> What is required
Set down, please, exactly the lines below that run from the line with "Convert this chart" to the line with "const chartData = categories.map((name, i)", both lines included.

========================

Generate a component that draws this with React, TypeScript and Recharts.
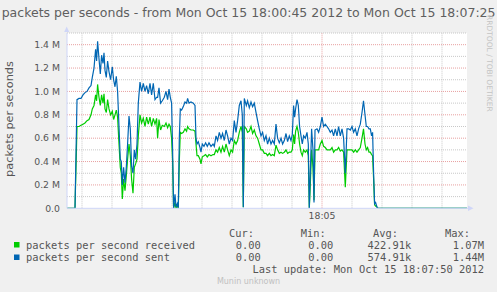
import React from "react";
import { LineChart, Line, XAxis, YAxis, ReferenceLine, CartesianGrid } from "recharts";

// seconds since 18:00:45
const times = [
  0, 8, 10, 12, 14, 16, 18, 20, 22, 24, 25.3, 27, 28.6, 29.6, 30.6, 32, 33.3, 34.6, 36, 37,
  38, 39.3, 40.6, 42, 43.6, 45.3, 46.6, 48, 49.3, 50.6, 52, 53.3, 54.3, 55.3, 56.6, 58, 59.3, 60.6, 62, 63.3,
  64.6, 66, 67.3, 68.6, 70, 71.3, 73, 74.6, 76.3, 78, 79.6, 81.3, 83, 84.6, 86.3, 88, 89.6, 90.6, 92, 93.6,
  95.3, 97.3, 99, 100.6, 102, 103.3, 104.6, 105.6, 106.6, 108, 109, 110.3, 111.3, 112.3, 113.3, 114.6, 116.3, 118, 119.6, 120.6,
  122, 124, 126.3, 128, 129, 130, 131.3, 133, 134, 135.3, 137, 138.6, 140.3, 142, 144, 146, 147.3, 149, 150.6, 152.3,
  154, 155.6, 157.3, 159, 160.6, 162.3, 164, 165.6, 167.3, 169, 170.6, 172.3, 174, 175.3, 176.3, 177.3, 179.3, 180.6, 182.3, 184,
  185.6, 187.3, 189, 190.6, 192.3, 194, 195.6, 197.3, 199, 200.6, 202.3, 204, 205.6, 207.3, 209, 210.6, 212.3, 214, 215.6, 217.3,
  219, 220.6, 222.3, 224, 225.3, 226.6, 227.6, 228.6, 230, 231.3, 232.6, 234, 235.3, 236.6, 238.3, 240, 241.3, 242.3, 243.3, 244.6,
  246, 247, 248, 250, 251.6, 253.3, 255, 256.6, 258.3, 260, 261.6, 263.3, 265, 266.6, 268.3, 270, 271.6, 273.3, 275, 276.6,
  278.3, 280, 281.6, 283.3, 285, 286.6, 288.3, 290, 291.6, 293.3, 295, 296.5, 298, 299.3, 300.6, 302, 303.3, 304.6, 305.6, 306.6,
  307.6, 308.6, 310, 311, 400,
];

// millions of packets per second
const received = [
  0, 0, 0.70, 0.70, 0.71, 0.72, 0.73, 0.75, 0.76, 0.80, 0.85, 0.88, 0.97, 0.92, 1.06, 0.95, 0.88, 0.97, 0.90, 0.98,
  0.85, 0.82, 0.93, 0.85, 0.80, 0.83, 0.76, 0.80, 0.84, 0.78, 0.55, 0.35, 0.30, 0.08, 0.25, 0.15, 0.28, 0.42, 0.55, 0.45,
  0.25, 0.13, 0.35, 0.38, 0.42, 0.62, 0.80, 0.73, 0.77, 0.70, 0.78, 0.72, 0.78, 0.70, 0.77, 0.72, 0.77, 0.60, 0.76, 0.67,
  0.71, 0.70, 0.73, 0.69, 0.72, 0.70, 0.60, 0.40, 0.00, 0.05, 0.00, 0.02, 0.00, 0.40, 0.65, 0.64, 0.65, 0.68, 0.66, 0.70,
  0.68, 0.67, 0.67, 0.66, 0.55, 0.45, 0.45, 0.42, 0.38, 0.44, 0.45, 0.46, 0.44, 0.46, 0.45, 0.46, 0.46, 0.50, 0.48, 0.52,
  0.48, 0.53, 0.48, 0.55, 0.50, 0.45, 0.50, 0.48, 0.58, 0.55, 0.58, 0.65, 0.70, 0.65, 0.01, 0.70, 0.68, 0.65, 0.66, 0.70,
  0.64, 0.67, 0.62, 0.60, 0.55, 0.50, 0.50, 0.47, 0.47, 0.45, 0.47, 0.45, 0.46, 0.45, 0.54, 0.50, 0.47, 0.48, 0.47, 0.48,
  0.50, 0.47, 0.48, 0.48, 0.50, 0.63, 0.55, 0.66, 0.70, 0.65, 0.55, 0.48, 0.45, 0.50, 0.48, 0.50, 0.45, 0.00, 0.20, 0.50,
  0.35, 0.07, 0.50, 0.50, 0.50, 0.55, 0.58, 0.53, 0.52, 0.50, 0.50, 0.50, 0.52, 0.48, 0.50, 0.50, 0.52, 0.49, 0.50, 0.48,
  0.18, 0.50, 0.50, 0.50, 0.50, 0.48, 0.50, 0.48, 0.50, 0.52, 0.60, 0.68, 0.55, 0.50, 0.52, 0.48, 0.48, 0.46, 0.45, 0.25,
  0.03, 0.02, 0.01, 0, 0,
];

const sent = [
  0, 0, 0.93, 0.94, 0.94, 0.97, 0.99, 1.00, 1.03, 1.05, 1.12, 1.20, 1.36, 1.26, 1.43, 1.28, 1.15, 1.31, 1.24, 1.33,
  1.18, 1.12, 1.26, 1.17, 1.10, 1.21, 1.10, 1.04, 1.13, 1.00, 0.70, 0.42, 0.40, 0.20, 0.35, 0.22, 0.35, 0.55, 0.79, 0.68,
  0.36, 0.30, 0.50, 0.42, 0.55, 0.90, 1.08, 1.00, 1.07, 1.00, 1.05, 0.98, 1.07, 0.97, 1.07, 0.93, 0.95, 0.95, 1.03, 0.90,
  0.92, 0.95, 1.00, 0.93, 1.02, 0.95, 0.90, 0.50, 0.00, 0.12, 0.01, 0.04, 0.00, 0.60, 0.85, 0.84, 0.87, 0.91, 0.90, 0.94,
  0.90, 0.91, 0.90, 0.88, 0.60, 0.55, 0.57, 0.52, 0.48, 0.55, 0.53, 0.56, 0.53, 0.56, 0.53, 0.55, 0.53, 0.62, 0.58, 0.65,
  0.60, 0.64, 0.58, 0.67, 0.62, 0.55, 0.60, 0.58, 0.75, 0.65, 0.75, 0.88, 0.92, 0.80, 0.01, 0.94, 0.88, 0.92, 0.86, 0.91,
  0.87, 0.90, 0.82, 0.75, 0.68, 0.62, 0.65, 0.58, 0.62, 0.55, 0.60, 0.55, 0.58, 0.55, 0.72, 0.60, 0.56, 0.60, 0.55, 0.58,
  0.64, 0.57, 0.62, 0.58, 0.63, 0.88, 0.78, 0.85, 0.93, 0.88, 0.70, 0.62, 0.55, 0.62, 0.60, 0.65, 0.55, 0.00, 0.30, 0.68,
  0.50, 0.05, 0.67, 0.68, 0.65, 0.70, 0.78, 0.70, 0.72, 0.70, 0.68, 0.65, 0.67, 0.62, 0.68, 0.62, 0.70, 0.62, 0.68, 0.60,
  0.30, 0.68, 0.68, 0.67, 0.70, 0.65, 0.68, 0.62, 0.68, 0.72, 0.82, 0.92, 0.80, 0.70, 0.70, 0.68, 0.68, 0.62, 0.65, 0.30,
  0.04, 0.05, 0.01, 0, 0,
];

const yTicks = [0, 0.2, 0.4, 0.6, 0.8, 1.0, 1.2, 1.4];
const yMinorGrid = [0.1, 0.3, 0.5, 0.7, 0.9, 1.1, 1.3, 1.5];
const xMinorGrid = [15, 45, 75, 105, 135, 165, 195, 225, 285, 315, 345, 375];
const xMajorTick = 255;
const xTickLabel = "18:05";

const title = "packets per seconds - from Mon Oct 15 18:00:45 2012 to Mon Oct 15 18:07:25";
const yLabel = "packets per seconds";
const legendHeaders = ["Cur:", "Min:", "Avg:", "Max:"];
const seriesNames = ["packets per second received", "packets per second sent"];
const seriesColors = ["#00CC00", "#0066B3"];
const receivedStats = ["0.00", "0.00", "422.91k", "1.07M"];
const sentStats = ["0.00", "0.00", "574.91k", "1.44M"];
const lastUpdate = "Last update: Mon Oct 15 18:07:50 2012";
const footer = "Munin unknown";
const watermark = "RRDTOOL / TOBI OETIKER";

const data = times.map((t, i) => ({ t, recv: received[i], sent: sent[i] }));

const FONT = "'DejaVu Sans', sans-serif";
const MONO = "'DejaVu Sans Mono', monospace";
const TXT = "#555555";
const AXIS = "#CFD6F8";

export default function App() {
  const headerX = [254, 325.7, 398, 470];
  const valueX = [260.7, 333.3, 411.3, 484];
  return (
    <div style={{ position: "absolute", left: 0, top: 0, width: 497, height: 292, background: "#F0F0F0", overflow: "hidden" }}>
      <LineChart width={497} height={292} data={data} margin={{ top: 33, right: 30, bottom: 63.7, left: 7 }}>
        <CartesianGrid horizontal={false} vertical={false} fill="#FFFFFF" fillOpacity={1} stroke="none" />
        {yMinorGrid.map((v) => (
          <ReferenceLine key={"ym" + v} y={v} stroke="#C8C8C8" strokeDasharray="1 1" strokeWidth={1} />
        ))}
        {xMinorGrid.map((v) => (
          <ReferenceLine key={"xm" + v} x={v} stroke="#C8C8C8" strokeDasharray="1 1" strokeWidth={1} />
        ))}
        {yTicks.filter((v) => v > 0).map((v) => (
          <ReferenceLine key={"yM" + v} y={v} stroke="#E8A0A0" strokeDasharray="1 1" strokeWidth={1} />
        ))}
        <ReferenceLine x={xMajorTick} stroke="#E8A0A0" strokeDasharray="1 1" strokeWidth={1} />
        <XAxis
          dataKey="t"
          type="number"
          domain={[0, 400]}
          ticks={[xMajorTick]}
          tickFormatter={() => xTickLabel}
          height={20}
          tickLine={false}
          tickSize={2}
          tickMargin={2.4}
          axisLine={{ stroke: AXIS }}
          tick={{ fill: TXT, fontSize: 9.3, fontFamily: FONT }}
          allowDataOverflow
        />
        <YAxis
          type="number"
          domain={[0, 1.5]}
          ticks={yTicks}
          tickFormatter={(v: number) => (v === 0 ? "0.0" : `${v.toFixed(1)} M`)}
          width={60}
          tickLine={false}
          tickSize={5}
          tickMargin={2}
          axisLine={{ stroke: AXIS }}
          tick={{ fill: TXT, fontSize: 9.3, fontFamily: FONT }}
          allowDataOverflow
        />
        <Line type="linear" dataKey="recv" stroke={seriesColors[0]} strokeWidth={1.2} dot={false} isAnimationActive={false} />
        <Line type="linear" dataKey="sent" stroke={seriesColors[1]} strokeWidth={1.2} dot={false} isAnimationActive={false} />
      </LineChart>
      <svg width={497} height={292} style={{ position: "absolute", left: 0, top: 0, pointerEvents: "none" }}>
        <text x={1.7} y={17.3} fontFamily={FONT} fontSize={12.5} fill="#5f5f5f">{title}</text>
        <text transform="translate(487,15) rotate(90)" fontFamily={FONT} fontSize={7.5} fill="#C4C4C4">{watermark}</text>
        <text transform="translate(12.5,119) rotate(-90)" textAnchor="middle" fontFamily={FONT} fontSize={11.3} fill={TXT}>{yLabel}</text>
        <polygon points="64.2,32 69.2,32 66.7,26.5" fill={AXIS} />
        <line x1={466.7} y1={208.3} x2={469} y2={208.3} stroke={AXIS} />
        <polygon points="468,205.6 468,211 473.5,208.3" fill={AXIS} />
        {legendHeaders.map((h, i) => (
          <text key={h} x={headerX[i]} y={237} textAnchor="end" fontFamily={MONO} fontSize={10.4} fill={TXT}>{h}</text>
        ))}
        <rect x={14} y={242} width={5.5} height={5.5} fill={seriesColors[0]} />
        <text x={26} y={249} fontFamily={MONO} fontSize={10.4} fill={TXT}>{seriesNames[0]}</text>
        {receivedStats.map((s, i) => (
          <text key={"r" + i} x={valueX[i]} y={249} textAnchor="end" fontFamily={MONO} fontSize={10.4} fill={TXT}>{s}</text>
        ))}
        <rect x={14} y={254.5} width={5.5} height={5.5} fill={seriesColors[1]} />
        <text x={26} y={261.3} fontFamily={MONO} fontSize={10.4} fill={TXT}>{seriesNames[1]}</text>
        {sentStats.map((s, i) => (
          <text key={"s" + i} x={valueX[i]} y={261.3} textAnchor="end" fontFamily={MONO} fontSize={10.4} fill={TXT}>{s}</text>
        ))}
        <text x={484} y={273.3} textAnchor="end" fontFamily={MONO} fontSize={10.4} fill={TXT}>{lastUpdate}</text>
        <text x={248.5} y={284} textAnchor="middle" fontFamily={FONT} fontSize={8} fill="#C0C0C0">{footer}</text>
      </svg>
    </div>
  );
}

========================

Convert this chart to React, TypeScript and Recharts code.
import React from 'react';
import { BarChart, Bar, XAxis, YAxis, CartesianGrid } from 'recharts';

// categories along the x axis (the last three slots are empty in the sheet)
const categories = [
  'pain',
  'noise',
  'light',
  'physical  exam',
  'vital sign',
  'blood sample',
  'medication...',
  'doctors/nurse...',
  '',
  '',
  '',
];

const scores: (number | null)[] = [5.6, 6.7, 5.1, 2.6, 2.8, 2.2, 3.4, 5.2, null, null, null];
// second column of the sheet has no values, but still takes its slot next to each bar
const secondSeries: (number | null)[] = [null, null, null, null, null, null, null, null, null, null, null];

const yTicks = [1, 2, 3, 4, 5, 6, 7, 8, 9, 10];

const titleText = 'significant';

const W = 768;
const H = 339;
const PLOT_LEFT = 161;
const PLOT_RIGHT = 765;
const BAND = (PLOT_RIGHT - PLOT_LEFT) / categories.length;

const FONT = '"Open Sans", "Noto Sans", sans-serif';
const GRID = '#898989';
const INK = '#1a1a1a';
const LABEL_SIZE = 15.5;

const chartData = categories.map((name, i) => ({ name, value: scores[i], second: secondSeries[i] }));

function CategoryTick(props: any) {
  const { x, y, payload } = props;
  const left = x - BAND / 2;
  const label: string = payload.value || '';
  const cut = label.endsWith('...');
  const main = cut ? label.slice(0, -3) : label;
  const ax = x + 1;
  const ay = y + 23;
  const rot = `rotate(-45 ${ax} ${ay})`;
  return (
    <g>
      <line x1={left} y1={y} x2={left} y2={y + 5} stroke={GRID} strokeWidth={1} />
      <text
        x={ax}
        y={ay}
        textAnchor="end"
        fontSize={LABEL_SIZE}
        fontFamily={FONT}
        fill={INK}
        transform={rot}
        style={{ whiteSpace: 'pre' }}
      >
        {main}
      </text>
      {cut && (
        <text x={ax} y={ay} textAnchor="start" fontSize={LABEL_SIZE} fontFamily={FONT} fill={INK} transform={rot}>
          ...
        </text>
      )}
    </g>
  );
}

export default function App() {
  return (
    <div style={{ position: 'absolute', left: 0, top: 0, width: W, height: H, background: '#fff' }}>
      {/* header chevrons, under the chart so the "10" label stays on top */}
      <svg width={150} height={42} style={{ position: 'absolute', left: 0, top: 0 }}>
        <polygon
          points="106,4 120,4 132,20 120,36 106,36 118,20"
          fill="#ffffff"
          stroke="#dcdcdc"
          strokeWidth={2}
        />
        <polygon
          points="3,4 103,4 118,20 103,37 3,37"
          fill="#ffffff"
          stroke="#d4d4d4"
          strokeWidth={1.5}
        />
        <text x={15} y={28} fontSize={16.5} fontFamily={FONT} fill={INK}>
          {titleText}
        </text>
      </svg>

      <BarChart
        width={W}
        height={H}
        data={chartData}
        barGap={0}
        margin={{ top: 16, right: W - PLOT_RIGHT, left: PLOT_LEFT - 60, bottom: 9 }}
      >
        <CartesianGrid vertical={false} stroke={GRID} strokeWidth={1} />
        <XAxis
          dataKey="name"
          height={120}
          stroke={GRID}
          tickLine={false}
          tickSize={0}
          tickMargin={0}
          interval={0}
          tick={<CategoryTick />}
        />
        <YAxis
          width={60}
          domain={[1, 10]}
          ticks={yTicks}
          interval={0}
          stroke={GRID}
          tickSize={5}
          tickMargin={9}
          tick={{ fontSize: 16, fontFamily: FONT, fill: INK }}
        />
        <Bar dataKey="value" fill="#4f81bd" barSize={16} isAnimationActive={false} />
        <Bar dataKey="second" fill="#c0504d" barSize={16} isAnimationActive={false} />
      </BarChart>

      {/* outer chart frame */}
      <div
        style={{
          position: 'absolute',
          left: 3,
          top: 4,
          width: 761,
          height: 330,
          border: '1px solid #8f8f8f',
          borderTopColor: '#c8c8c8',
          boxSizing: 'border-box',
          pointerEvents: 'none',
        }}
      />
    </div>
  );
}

========================

> Response to this task
Convert this chart to React, TypeScript and Recharts code.
import React from 'react';
import { BarChart, Bar, XAxis, YAxis, CartesianGrid } from 'recharts';

// categories along the x axis (the last three slots are empty in the sheet)
const categories = [
  'pain',
  'noise',
  'light',
  'physical  exam',
  'vital sign',
  'blood sample',
  'medication...',
  'doctors/nurse...',
  '',
  '',
  '',
];

const scores: (number | null)[] = [5.6, 6.7, 5.1, 2.6, 2.8, 2.2, 3.4, 5.2, null, null, null];
// second column of the sheet has no values, but still takes its slot next to each bar
const secondSeries: (number | null)[] = [null, null, null, null, null, null, null, null, null, null, null];

const yTicks = [1, 2, 3, 4, 5, 6, 7, 8, 9, 10];

const titleText = 'significant';

const W = 768;
const H = 339;
const PLOT_LEFT = 161;
const PLOT_RIGHT = 765;
const BAND = (PLOT_RIGHT - PLOT_LEFT) / categories.length;

const FONT = '"Open Sans", "Noto Sans", sans-serif';
const GRID = '#898989';
const INK = '#1a1a1a';
const LABEL_SIZE = 15.5;

const chartData = categories.map((name, i) => ({ name, value: scores[i], second: secondSeries[i] }));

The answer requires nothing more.